▶ _STATED PROBLEM_: Your task is to write out only the lines running from the line with "Convert this chart to Apache ECharts code." to the line with "const sbpTicks = [110, 120, 130, 140];", both ends kept, with no images.

▶ _RECORD EXTRACTS_:
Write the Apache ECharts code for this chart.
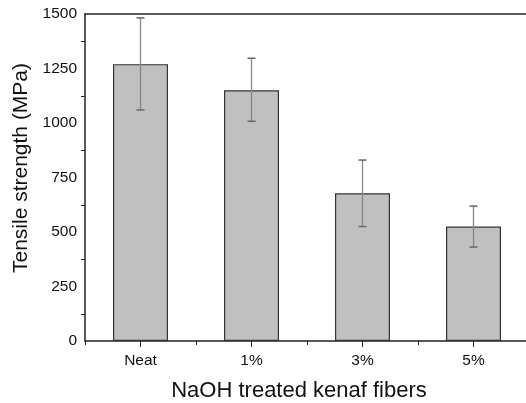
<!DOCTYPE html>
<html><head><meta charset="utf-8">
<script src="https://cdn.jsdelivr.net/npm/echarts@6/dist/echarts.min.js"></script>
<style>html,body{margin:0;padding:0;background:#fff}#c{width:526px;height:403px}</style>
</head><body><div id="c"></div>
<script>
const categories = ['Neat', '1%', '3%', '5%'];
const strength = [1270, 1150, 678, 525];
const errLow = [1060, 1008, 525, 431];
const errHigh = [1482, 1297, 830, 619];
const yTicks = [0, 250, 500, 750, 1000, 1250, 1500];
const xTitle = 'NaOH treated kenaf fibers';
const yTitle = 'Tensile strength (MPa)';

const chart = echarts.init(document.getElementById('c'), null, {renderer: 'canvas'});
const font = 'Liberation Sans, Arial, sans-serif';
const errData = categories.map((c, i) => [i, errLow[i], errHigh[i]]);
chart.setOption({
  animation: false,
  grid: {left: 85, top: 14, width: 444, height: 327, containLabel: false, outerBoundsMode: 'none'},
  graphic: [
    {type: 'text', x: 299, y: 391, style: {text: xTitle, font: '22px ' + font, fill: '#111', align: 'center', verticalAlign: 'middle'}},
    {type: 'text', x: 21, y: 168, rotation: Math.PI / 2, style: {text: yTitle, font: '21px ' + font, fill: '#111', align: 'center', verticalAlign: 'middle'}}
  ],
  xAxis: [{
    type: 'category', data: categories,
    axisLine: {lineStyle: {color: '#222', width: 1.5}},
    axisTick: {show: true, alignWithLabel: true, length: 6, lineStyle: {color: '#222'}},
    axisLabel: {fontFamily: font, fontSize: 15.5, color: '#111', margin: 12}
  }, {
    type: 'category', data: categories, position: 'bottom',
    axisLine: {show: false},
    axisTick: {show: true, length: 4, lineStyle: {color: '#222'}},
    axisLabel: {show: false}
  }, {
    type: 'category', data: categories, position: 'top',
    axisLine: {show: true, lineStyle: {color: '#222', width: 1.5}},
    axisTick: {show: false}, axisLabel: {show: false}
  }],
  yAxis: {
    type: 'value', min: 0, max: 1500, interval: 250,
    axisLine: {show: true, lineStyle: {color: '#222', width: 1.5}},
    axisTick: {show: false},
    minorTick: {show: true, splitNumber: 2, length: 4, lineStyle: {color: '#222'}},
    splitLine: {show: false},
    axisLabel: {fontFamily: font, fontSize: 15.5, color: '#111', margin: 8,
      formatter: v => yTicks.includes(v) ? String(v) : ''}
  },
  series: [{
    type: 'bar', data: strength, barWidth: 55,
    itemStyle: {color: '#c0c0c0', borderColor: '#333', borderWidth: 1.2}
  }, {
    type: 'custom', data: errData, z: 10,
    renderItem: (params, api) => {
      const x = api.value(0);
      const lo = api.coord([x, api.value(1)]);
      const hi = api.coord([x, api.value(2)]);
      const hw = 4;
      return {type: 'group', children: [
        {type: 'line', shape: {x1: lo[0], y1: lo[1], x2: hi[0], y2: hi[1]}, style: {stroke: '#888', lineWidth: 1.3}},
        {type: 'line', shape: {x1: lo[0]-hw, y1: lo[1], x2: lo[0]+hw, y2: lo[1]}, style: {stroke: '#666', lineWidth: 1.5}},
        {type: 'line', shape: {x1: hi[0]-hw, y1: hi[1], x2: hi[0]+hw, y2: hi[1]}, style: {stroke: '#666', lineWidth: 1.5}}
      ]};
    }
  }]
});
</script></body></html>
==
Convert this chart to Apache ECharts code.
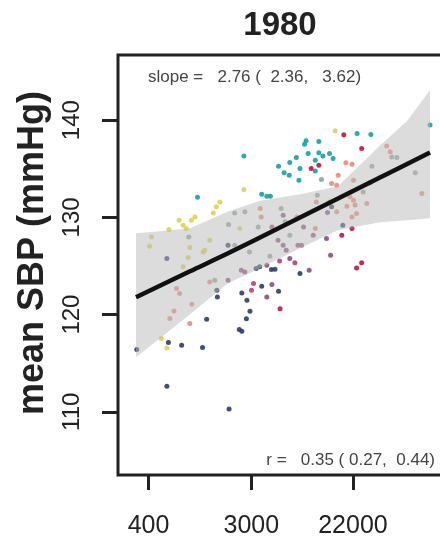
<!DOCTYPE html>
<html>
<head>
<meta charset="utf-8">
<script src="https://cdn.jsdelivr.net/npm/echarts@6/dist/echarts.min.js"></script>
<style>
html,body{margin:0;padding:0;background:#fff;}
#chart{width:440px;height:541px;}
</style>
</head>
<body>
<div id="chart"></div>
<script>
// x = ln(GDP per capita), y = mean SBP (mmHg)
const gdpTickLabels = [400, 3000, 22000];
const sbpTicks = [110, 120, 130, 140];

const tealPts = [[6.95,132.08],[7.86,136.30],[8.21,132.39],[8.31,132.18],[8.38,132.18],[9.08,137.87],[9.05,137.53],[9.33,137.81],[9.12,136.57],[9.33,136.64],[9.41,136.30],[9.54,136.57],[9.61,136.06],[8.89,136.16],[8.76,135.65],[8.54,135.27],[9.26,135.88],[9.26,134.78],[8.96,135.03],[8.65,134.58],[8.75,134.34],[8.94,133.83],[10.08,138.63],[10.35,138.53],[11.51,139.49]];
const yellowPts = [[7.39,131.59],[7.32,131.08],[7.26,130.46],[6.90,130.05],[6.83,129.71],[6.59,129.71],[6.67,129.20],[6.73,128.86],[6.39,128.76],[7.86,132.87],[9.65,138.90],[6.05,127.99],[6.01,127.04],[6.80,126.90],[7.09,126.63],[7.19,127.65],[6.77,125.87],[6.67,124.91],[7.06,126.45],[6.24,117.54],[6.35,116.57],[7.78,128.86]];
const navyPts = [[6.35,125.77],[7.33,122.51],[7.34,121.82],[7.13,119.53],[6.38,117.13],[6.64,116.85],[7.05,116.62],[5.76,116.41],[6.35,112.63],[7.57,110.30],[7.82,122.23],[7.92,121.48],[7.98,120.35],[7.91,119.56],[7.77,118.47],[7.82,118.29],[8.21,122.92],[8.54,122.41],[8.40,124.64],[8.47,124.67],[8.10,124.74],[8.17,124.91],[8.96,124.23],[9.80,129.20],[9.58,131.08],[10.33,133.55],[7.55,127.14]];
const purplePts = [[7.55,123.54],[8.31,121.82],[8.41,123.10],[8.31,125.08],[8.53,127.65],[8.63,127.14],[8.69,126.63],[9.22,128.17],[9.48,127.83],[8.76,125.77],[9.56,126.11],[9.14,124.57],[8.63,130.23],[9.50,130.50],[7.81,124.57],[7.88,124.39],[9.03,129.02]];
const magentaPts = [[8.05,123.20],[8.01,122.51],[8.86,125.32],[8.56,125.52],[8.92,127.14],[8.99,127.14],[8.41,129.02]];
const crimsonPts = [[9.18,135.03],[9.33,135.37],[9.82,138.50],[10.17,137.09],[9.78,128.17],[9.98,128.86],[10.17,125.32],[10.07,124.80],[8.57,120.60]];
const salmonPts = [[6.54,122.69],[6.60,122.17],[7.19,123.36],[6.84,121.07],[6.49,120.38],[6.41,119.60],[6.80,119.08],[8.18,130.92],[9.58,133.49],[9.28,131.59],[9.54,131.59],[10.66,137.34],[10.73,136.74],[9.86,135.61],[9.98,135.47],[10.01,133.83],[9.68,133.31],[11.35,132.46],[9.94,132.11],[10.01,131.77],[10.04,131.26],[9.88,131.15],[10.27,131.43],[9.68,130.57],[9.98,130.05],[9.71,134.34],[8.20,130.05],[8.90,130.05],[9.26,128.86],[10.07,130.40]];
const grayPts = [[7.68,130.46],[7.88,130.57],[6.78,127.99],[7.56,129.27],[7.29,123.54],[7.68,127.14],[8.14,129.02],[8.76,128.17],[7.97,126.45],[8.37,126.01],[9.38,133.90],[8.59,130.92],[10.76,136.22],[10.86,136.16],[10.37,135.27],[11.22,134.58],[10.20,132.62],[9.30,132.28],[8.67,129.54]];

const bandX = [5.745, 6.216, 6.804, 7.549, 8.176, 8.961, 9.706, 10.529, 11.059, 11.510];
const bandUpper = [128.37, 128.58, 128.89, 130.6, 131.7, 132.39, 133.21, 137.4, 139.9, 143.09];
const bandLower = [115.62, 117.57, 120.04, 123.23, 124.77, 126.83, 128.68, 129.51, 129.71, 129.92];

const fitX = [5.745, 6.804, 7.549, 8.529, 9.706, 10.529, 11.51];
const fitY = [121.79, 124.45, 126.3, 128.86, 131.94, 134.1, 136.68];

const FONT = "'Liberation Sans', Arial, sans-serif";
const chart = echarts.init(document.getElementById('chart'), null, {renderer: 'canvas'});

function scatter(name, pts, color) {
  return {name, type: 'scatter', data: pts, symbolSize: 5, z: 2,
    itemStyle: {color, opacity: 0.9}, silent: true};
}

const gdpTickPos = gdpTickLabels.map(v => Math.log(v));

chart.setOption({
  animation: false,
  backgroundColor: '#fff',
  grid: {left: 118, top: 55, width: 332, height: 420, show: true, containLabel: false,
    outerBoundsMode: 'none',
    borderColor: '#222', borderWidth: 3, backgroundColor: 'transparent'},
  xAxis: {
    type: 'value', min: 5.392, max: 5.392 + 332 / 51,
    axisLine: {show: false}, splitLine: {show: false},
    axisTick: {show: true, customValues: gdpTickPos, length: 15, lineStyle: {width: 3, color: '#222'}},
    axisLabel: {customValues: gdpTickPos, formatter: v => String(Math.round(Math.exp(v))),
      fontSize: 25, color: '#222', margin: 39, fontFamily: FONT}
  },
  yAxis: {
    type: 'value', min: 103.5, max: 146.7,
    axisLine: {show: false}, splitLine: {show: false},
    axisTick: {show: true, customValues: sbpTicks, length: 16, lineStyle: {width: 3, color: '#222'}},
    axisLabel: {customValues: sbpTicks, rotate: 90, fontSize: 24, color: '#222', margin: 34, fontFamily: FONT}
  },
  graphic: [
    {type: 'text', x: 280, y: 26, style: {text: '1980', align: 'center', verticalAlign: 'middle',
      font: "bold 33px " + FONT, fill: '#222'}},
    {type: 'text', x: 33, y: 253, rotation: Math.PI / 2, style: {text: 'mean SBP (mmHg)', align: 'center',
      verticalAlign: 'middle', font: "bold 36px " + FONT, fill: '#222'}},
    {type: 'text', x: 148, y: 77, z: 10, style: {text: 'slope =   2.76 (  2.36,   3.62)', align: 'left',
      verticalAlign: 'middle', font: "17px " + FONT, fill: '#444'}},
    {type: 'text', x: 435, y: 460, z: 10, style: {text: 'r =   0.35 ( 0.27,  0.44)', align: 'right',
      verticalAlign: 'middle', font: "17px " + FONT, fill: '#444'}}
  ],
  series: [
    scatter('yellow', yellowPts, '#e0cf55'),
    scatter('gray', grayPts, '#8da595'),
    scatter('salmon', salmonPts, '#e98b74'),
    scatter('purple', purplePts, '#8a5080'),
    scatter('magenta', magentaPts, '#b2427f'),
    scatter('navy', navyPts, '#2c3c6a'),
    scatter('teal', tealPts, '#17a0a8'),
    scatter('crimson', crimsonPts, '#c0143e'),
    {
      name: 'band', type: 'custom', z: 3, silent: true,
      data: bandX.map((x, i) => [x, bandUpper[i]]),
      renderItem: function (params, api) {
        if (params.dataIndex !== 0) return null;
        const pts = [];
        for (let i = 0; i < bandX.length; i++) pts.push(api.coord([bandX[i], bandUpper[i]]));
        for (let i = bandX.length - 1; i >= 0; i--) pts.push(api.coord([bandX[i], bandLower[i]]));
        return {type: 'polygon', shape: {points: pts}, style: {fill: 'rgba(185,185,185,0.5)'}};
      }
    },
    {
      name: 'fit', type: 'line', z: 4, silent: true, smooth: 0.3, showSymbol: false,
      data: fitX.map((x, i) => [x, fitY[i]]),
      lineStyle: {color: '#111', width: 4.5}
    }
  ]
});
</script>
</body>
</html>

▶ _RESULT BELOW_:
Convert this chart to Apache ECharts code.
<!DOCTYPE html>
<html>
<head>
<meta charset="utf-8">
<script src="https://cdn.jsdelivr.net/npm/echarts@6/dist/echarts.min.js"></script>
<style>
html,body{margin:0;padding:0;background:#fff;}
#chart{width:440px;height:541px;}
</style>
</head>
<body>
<div id="chart"></div>
<script>
// x = ln(GDP per capita), y = mean SBP (mmHg)
const gdpTickLabels = [400, 3000, 22000];
const sbpTicks = [110, 120, 130, 140];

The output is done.